With these problems defined, we can follow this path of reductions to prove that \(n\text{-coloring}\) is NP-complete.
\[\require{AMScd} \begin{CD} \text{All of NP}\\ @VVV \\ \text{Circuit-SAT} \\ @VVV \\ \text{3-SAT} \\ @VVV \\ 3\text{-coloring} \\ @VVV \\ n\text{-coloring} \end{CD}\]We have already done the last reduction, and would not be doing \(\text{3-SAT} \rightarrow \text{3-coloring}\). Interested readers can read these lecture notes for details. \(\text{Circuit-SAT} \rightarrow \text{3-SAT}\) can be done by converting each gate to logic clauses. For example, an and-gate with inputs \(x_1\), \(x_2\) and output \(y\) can be converted into \((x_1 \wedge x_2) \iff y\) and simplified into the desired form with Boolean algebra.

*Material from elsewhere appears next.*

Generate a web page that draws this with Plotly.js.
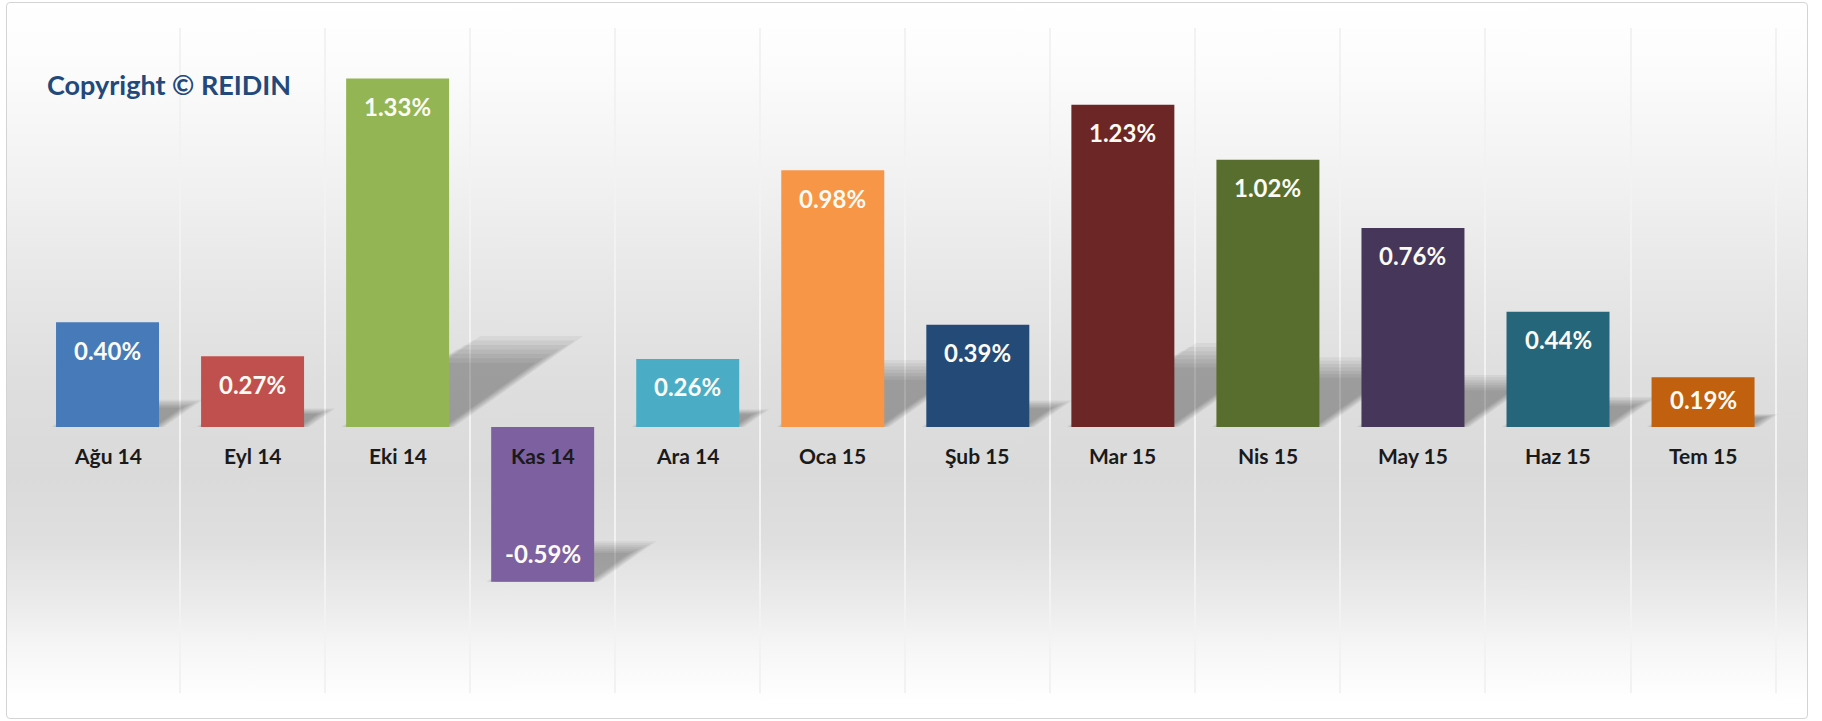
<!DOCTYPE html>
<html>
<head>
<meta charset="utf-8">
<script src="https://cdn.plot.ly/plotly-3.0.1.min.js"></script>
<style>
  html, body { margin: 0; padding: 0; background: #ffffff; }
  #frame {
    position: absolute; left: 6px; top: 2px; width: 1802px; height: 717px;
    border: 1px solid #d4d4d4; border-radius: 4px; box-sizing: border-box;
    background: linear-gradient(to bottom, #ffffff 0px, #fcfcfc 60px, #f3f3f3 160px, #e7e7e7 280px,
      #dedede 380px, #dadada 470px, #dfdfdf 540px, #ebebeb 600px, #f7f7f7 650px, #ffffff 700px);
  }
  #chart { position: absolute; left: 0; top: 0; width: 1822px; height: 721px; }
</style>
</head>
<body>
<div id="frame"></div>
<div id="chart"></div>
<script>
const categories = ['Ağu 14','Eyl 14','Eki 14','Kas 14','Ara 14','Oca 15','Şub 15','Mar 15','Nis 15','May 15','Haz 15','Tem 15'];
const values = [0.40, 0.27, 1.33, -0.59, 0.26, 0.98, 0.39, 1.23, 1.02, 0.76, 0.44, 0.19];
const barColors = ['#467ab8','#c0504d','#94b553','#7d60a0','#4bacc6','#f79646',
                   '#244a77','#6c2626','#586e2e','#463659','#26667a','#c1600e'];
const watermark = 'Copyright © REIDIN';

const W = 1822, H = 721;
const margin = {l: 35, r: 44, t: 28, b: 28};
const yRange = [-1.015, 1.523];
const plotH = H - margin.t - margin.b;
const pxPerUnit = plotH / (yRange[1] - yRange[0]);
const catPx = (W - margin.l - margin.r) / categories.length;

const barGap = 0.29;
const halfW = (1 - barGap) / 2;

// soft diagonal shadows, derived from the data values
const shapes = [];
const layers = 7;
values.forEach((v, i) => {
  const hpx = Math.abs(v) * pxPerUnit;
  const yb = Math.min(0, v);
  for (let k = 0; k < layers; k++) {
    const t = k / (layers - 1);          // 0..1
    const f = 0.82 + 0.34 * t;
    const dxPx = -5 + 10 * t;
    const sx = 0.32 * hpx * f / catPx;
    const rise = 0.225 * hpx * f / pxPerUnit;
    const dx = dxPx / catPx;
    const L = i - halfW + dx, R = i + halfW + dx;
    shapes.push({
      type: 'path', xref: 'x', yref: 'y', layer: 'between',
      path: `M ${L} ${yb} L ${R} ${yb} L ${R + sx} ${yb + rise} L ${L + sx} ${yb + rise} Z`,
      fillcolor: 'rgba(0,0,0,0.048)', line: {width: 0}
    });
  }
});

const annotations = [];
categories.forEach((c, i) => {
  annotations.push({
    x: c, y: 0, xref: 'x', yref: 'y', text: c, showarrow: false,
    yanchor: 'middle', yshift: -28,
    font: {family: 'Lato', size: 21, weight: 700, color: '#1a1a1a'}
  });
  const v = values[i];
  const hpx = Math.abs(v) * pxPerUnit;
  const off = Math.min(28, hpx / 2 - 3);
  annotations.push({
    x: c, y: v, xref: 'x', yref: 'y', text: v.toFixed(2) + '%', showarrow: false,
    yanchor: 'middle', yshift: v >= 0 ? -off : off,
    font: {family: 'Lato', size: 24, weight: 700, color: '#fbfbf4'}
  });
});
annotations.push({
  xref: 'paper', yref: 'paper', x: (45 - margin.l) / (W - margin.l - margin.r),
  y: (H - margin.b - 84) / plotH, xanchor: 'left', yanchor: 'middle',
  text: watermark, showarrow: false,
  font: {family: 'Lato', size: 27, weight: 700, color: '#23487a'}
});

const trace = {
  type: 'bar', x: categories, y: values,
  marker: {color: barColors, line: {width: 0}},
  hoverinfo: 'skip'
};

const layout = {
  width: W, height: H, margin: margin,
  paper_bgcolor: 'rgba(0,0,0,0)', plot_bgcolor: 'rgba(0,0,0,0)',
  showlegend: false, bargap: barGap,
  xaxis: {type: 'category', tickson: 'boundaries', showgrid: true, gridcolor: '#f2f2f2', gridwidth: 2,
          showticklabels: false, ticks: '', zeroline: false, showline: false, fixedrange: true},
  yaxis: {range: yRange, showgrid: false, zeroline: false, showticklabels: false, ticks: '', fixedrange: true},
  shapes: shapes, annotations: annotations
};

Plotly.newPlot('chart', [trace], layout, {displayModeBar: false, staticPlot: true});
</script>
</body>
</html>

The most interesting reduction in this stack is \(\text{All of NP} \rightarrow \text{Circuit-SAT}\). Recall that to prove this reduction, suppose we have a \(\text{Circuit-SAT}\) solver, we need to find a way to use this solver to solve any problem in NP. Since a problem in NP is a search problem, it must have an efficient verifier. This verifier is a program that takes a solution and outputs “True” if the solution is valid, or “False” if it isn’t. This program can be implemented on a computer, which itself is a network of Boolean circuits! Thus there is a way to convert this program into a circuit to feed into the \(\text{Circuit-SAT}\) solver, and we have shown that \(\text{Circuit-SAT}\) and all the other problems in this chain is at least as hard as any other problem in NP, thus are NP-complete.
In this post, I’ve talked about the notion of NP-completeness, and using reduction as a tool to prove NP-completeness. People have shown that many more problems are NP-complete, and this is just the tip of the iceberg which is complexity theory. In a future post, I’ll talk about methods to cope with NP-complete problems and SAT solvers.